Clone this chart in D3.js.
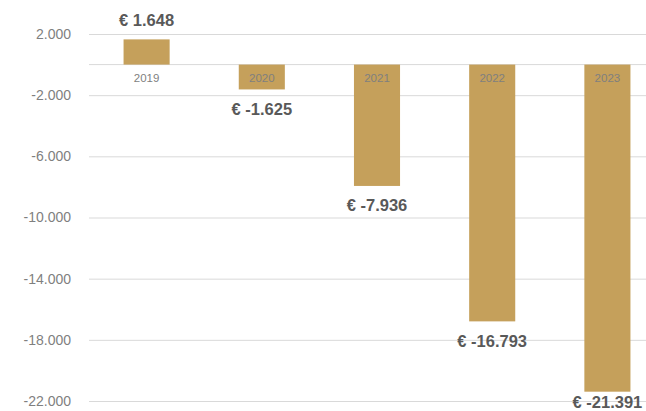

───

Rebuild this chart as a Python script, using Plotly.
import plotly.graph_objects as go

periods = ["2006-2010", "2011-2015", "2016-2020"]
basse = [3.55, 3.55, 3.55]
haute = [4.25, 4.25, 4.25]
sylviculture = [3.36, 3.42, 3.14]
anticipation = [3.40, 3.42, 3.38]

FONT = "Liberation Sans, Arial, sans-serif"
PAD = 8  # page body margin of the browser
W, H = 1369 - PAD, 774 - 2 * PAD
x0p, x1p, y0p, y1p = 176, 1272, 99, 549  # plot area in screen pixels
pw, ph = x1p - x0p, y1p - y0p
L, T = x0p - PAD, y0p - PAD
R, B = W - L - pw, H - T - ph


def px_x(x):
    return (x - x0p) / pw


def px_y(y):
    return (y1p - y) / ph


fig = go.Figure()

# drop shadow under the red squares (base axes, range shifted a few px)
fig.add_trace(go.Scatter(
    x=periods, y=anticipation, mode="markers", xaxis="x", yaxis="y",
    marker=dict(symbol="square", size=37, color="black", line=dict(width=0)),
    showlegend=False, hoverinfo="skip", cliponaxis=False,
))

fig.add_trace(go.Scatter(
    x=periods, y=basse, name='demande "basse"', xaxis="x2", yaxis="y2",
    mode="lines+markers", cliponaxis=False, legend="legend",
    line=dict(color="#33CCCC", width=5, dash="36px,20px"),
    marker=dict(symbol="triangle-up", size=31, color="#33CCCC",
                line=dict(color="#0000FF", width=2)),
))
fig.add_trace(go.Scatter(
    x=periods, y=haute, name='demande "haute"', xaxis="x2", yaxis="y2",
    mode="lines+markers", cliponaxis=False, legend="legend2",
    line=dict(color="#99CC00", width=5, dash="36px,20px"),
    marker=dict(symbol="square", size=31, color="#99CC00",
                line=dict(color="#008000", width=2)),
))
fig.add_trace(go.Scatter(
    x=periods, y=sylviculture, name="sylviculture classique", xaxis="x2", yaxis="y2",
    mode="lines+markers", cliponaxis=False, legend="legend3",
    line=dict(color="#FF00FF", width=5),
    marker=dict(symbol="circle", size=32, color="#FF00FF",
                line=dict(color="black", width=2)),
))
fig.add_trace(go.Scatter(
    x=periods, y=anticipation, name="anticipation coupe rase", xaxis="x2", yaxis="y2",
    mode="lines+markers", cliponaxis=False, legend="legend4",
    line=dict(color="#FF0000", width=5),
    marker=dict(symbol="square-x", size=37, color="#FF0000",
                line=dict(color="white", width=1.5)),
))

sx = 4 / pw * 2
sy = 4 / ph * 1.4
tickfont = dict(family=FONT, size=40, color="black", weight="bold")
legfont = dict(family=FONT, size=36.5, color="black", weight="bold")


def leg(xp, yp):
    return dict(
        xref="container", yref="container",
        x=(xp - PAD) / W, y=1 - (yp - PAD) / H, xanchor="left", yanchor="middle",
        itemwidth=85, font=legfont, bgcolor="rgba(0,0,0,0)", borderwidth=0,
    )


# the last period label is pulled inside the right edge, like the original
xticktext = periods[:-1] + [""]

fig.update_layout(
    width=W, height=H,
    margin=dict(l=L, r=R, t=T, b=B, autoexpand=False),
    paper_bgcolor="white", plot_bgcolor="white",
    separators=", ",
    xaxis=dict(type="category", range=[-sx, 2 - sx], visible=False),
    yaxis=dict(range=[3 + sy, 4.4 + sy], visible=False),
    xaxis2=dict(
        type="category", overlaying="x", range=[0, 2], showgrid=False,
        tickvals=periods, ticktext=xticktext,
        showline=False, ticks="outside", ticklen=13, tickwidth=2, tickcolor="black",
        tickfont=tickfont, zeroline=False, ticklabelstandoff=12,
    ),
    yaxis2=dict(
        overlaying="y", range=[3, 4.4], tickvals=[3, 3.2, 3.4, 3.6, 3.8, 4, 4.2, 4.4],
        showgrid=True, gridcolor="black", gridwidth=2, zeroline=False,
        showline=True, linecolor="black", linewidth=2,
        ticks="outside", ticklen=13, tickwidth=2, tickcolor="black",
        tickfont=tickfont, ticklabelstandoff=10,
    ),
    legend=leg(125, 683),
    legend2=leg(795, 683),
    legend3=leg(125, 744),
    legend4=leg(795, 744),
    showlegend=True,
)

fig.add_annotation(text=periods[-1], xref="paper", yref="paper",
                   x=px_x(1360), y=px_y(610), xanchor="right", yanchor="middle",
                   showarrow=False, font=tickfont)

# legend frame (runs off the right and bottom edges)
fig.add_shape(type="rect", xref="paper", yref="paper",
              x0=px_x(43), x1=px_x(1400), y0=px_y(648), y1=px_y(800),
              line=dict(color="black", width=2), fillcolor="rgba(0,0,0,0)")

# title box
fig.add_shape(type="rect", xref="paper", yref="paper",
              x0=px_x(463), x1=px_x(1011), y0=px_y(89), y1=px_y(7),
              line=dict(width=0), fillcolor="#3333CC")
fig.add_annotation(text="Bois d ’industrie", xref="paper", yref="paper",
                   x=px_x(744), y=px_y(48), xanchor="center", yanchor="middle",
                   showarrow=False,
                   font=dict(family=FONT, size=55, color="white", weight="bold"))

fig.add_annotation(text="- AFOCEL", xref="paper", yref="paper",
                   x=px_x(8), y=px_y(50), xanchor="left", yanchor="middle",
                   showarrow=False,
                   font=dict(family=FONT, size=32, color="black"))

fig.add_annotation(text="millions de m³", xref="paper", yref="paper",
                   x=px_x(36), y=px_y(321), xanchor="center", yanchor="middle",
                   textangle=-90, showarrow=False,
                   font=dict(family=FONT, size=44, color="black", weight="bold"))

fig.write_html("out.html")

───

■ **TASK STATEMENT**
Select every line where the word "this" occurs.

■ **TASK ANSWER**
Clone this chart in D3.js.
Rebuild this chart as a Python script, using Plotly.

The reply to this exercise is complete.